I’d never heard the name before, but I knew he was the warden who had Vesper. I’d kept my word and destroyed the Sea Center; now Nye was keeping his and giving me the next bread crumb. This way, I’d be close in case he needed another favor.
But I wasn’t telling Nagendra that. I’d been out on my own for over a month, and I wasn’t about to start jumping at orders again.
“I tell you what,” I said. “I’ll fill you in on my time with the Commission if you fill me in on yours.”
He scowled, pulling the chains on his face tight with a clinking sound as they moved through their loops.
“Didn’t think so,” I said. “I did what I had to do to survive. That’s the only explanation you get for now.”
“Fine, we’ll change the su
bject. Winnie and Klok explained what happened to you after the train was sacked,” Nagendra said. “I’m familiar with the warden who tracked you down.”
“Because you were assigned to Brick Street with him?” I countered.
Nye had never named Nagendra as the partner who had been beside him when the riots broke out, but it was the only way the pieces of Nagendra’s history fit. He’d been Commission, he’d been on Brick Street, and he’d run as fast and as far from that life as possible once the dust cleared. Nye’s reminders were of blinding pain; Nagendra’s were the memories that continued to haunt him.
“Did he tell you that?”
“I’ve seen your file,” I told him. “Warden Nye kept tabs on you the same way he did me and my sisters, but he didn’t tell me anything. I found out on my own.”

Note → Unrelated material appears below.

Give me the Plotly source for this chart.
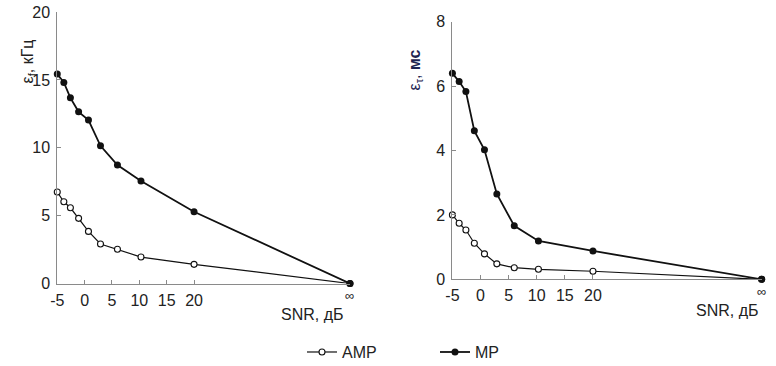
import plotly.graph_objects as go

# SNR points (dB); the last point is SNR = ∞, drawn at the right end of each axis
snr_amp = [-5, -3.8, -2.6, -1.1, 0.7, 2.9, 6, 10.3, 20]
snr_mp = [-5, -3.8, -2.6, -1.1, 0.7, 2.9, 6, 10.3, 20]

# Frequency error, kHz
ef_amp = [6.74, 6.02, 5.58, 4.80, 3.84, 2.91, 2.52, 1.95, 1.41, 0.0]
ef_mp = [15.43, 14.82, 13.68, 12.65, 12.04, 10.15, 8.73, 7.55, 5.29, 0.0]

# Delay error, ms
et_amp = [2.00, 1.74, 1.53, 1.12, 0.79, 0.48, 0.36, 0.31, 0.25, 0.0]
et_mp = [6.40, 6.14, 5.83, 4.61, 4.02, 2.65, 1.66, 1.19, 0.88, 0.0]

x_ticks = [-5, 0, 5, 10, 15, 20]
x_tick_text = ["-5", "0", "5", "10", "15", "20"]
y_ticks_left = [0, 5, 10, 15, 20]
y_ticks_right = [0, 2, 4, 6, 8]

INF_LEFT = 48.5
INF_RIGHT = 50.0

FONT = "Liberation Sans, Arial, sans-serif"
TXT = "#222222"
AX = "#8a8a8a"

fig = go.Figure()


def add_pair(xa, ya, amp, mp, inf_pos, show):
    xs_amp = snr_amp + [inf_pos]
    xs_mp = snr_mp + [inf_pos]
    fig.add_trace(go.Scatter(
        x=xs_amp, y=amp, mode="lines+markers", name="AMP", showlegend=show,
        xaxis=xa, yaxis=ya, cliponaxis=False,
        line=dict(color="#111111", width=1.2),
        marker=dict(symbol="circle", size=6, color="white",
                    line=dict(color="#111111", width=1.1)),
    ))
    fig.add_trace(go.Scatter(
        x=xs_mp, y=mp, mode="lines+markers", name="MP", showlegend=show,
        xaxis=xa, yaxis=ya, cliponaxis=False,
        line=dict(color="#111111", width=1.8),
        marker=dict(symbol="circle", size=7, color="#111111"),
    ))


add_pair("x", "y", ef_amp, ef_mp, INF_LEFT, True)
add_pair("x2", "y2", et_amp, et_mp, INF_RIGHT, False)

common_axis = dict(
    showgrid=False, zeroline=False, showline=True, linecolor=AX, linewidth=1,
    ticks="inside", ticklen=4, tickcolor=AX, automargin=False,
    tickfont=dict(family=FONT, size=16, color=TXT),
)

label_font = dict(family=FONT, size=16, color=TXT)

fig.update_layout(
    width=776, height=366,
    margin=dict(l=0, r=0, t=0, b=0, autoexpand=False),
    paper_bgcolor="white", plot_bgcolor="white",
    font=dict(family=FONT, color=TXT),
    xaxis=dict(domain=[0.0738, 0.451], range=[-5, INF_LEFT], tickvals=x_ticks,
               ticktext=x_tick_text, ticklabelstandoff=2, anchor="y",
               **common_axis),
    yaxis=dict(domain=[0.2254, 0.967], range=[0, 20], tickvals=y_ticks_left,
               ticklabelstandoff=3, anchor="x", **common_axis),
    xaxis2=dict(domain=[0.583, 0.9815], range=[-5, INF_RIGHT], tickvals=x_ticks,
                ticktext=x_tick_text, ticklabelstandoff=2, anchor="y2",
                **common_axis),
    yaxis2=dict(domain=[0.2369, 0.9407], range=[0, 8], tickvals=y_ticks_right,
                ticklabelstandoff=3, anchor="x2", **common_axis),
    legend=dict(orientation="h", x=302 / 776, xanchor="left", y=0.038,
                yanchor="middle", font=label_font,
                itemwidth=30, tracegroupgap=0, entrywidth=88),
    showlegend=True,
    annotations=[
        # ∞ marks at the end of each SNR axis
        dict(text="∞", x=INF_LEFT, xref="x", y=1 - 305 / 366, yref="paper",
             showarrow=False, font=dict(family=FONT, size=13, color=TXT)),
        dict(text="∞", x=INF_RIGHT, xref="x2", y=1 - 301 / 366, yref="paper",
             showarrow=False, font=dict(family=FONT, size=13, color=TXT)),
        # axis titles
        dict(text="ε<sub>f</sub>, кГц", x=16 / 776, y=1 - 38 / 366,
             xref="paper", yref="paper", textangle=-90, showarrow=False,
             font=label_font),
        dict(text="ε<sub>τ</sub>, <b>мс</b>", x=415 / 776, y=1 - 48 / 366,
             xref="paper", yref="paper", textangle=-90, showarrow=False,
             font=dict(family=FONT, size=16, color="#1d2450")),
        dict(text="SNR, дБ", x=346 / 776, y=1 - 314 / 366, xref="paper",
             yref="paper", xanchor="right", yanchor="middle", showarrow=False,
             font=label_font),
        dict(text="SNR, дБ", x=761 / 776, y=1 - 310 / 366, xref="paper",
             yref="paper", xanchor="right", yanchor="middle", showarrow=False,
             font=label_font),
    ],
)

fig.write_html("out.html")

A wall of mistrust had gone up between me and Nagendra, and I wanted it gone. He had never been a father figure in the traditional sense, but he was a mentor and a protector, and he was someone that I could have literally told anything to without fear of judgment. He had way too many skeletons clogging his closet to blame anyone else for their mistakes, and he’d always been brutally—some might say inappropriately—honest, without a filter in place to protect feelings. When he first sat down, I’d been so certain that all I had to do was ask and listen while he unraveled the tangled threads of my family’s legacy. He’d know all the things my father hid from me. He’d know about Klok, and my mother, and what side of the line Nye actually fell on. He’d know about Sister Mary Alban and Cyril Bledsoe and the people who helped them save touched children from the Commission.
Nagendra had some of the subtlest movements of any man I’d ever seen. His expressions could be broken down into individual muscle twitches, each with its own meaning, and what the muscles around his eyes had to say wasn’t good. I saw grief for the loss of his beloved snakes and fear for what would happen to him now that The Show and its protection were gone. I could also tell that he was holding something back, and that scared me most of all.